– Andie Corban – Feb 17, 2020

Historian Alexis Coe is the author of the new book, “You Never Forget Your First: A Biography of George Washington.” She spoke to Marketplace about how the first American president approached the economy, and how national debt during Washington’s time compares to that of today.

The United States is over $23 trillion in debt.
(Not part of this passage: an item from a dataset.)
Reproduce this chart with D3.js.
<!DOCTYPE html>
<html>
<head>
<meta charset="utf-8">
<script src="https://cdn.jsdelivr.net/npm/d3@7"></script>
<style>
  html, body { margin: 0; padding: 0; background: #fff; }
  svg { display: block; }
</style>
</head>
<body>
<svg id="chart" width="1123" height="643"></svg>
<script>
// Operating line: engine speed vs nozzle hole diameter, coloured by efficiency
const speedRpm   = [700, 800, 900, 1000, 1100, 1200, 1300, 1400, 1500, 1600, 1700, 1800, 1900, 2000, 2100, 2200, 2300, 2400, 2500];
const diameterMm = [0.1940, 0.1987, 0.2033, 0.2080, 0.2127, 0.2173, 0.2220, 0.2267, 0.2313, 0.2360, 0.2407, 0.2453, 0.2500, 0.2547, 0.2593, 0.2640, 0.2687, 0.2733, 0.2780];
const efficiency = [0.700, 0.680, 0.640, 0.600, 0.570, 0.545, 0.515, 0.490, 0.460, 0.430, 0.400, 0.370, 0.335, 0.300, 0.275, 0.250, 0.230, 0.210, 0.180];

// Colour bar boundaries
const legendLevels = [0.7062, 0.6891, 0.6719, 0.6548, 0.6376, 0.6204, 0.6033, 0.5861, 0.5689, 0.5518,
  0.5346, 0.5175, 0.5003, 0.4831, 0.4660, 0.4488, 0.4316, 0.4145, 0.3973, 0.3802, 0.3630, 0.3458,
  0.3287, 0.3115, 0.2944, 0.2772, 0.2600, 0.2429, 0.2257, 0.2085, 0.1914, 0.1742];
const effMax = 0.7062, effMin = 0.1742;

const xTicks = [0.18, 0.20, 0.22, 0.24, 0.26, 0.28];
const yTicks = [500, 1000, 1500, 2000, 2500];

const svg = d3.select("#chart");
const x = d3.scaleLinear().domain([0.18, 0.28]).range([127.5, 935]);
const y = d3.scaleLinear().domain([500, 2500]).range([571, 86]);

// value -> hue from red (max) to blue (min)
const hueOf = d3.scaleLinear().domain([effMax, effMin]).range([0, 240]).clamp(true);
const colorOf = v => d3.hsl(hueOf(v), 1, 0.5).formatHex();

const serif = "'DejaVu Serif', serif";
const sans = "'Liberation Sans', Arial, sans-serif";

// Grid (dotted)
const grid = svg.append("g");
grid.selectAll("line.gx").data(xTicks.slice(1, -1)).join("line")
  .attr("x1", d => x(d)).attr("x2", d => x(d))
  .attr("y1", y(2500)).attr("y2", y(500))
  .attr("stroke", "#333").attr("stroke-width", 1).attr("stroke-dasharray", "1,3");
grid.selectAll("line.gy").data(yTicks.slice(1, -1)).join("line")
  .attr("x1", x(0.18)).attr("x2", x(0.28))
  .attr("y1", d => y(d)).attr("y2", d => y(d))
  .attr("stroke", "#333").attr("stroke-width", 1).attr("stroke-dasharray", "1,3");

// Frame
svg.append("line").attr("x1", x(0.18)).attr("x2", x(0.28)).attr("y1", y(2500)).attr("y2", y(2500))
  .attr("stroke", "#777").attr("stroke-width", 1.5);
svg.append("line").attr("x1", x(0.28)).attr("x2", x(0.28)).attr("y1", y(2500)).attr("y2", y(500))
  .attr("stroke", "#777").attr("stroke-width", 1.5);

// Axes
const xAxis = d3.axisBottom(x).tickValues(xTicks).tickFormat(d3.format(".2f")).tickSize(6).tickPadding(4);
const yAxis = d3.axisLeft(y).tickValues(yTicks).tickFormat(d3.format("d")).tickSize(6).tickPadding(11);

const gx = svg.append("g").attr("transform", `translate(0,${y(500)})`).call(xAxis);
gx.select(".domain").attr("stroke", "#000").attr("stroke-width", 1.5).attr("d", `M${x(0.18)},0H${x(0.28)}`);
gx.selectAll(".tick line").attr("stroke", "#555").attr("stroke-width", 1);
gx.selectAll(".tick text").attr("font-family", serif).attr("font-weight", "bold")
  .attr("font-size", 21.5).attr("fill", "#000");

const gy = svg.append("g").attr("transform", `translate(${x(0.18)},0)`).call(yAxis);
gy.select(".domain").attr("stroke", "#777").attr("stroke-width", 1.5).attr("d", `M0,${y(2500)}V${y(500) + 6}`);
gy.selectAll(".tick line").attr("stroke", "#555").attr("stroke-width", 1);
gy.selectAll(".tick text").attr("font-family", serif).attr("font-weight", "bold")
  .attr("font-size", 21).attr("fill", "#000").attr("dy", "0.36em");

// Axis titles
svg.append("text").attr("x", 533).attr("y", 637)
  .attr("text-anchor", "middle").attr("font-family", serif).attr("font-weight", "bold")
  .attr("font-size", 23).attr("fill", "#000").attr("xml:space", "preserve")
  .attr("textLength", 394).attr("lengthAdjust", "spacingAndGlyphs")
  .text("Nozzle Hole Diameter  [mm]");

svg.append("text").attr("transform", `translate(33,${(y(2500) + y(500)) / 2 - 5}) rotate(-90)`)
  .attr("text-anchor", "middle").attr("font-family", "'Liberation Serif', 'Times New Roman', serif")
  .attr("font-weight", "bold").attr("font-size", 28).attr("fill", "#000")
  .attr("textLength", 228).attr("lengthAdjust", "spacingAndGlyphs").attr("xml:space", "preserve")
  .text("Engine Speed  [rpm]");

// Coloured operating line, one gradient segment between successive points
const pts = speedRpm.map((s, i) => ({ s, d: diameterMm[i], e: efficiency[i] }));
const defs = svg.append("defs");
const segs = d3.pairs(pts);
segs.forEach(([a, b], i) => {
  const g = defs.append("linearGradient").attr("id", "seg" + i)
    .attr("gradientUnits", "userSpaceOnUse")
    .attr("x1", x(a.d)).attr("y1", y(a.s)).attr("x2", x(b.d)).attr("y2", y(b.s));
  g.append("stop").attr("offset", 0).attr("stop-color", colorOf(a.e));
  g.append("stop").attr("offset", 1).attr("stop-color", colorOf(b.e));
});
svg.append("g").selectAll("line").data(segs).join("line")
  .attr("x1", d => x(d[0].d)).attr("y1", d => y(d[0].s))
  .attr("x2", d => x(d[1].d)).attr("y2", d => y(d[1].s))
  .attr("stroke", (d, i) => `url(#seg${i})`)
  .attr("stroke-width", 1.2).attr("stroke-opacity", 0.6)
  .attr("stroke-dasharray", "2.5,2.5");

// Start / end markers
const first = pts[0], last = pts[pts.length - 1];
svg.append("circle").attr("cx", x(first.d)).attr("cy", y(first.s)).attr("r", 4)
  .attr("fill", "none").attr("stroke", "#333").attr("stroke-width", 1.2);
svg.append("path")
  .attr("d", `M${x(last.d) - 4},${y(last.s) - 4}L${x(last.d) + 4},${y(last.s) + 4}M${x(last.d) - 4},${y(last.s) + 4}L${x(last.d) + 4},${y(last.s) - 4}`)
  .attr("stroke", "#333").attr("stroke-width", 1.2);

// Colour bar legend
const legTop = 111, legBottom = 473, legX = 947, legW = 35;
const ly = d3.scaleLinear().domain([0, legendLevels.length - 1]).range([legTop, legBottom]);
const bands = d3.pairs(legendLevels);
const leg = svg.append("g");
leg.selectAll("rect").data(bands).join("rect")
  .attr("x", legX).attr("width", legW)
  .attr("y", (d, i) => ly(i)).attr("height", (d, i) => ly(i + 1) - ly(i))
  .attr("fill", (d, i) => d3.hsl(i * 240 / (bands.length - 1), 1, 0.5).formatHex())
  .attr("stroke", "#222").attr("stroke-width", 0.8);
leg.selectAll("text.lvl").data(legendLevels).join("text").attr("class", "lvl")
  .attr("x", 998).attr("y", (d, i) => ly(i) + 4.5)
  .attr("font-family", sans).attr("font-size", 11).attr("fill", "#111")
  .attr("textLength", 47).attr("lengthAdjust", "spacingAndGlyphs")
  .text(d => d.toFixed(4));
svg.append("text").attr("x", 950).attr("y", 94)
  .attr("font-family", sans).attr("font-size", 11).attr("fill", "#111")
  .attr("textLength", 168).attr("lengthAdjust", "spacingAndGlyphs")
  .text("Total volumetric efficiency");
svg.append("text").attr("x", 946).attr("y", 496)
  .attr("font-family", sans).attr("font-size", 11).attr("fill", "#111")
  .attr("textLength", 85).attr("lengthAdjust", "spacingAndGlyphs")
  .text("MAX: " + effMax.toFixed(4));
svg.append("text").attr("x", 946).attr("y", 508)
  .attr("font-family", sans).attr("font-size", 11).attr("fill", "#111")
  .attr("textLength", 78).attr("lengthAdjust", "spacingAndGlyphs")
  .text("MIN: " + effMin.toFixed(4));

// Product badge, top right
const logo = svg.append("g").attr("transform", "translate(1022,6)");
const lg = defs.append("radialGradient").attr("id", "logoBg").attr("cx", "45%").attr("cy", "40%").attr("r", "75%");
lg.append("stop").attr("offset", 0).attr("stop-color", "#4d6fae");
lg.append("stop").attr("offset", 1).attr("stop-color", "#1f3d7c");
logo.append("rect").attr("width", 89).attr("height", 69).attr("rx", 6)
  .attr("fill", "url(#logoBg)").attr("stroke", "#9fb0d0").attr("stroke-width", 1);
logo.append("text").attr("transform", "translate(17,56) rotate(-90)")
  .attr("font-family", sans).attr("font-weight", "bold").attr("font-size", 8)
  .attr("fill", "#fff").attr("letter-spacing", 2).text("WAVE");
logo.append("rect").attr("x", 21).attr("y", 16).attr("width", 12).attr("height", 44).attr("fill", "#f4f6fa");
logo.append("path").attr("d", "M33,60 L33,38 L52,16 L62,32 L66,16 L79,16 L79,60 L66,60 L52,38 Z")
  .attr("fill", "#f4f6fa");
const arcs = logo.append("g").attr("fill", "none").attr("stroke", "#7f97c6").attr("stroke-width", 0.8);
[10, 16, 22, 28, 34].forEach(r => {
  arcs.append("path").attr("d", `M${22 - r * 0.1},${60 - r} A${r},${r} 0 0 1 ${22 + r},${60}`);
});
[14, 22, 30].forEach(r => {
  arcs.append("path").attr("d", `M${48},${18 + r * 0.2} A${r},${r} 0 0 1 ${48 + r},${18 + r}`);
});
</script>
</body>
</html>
While that number has increased significantly in the past 50 years, the U.S. was already tens of millions of dollars in debt when George Washington’s presidency began in 1789.

“America was born with enough wartime debt to crush it, so it was one of the most immediate concerns he faced,” said Alexis Coe.

“George Washington thinks: We’ve got to pay these people off or we’re going to owe them things,” Coe said. “And we cannot ensure stability if we’re vulnerable in that way.”

With the help of Alexander Hamilton, his treasury secretary, Washington managed to pay off much of the money the United States owed France for its assistance in the Revolutionary War.

In his farewell address, Washington encouraged the country to avoid “the accumulation of debt.” Coe suspects that Washington would be “completely overwhelmed” if he saw how much debt the United States has today.

“He was really concerned that we would pass on debt to future generations,” Coe said. “He thought that was unconscionable, and he thought that every generation should have a chance to flourish.”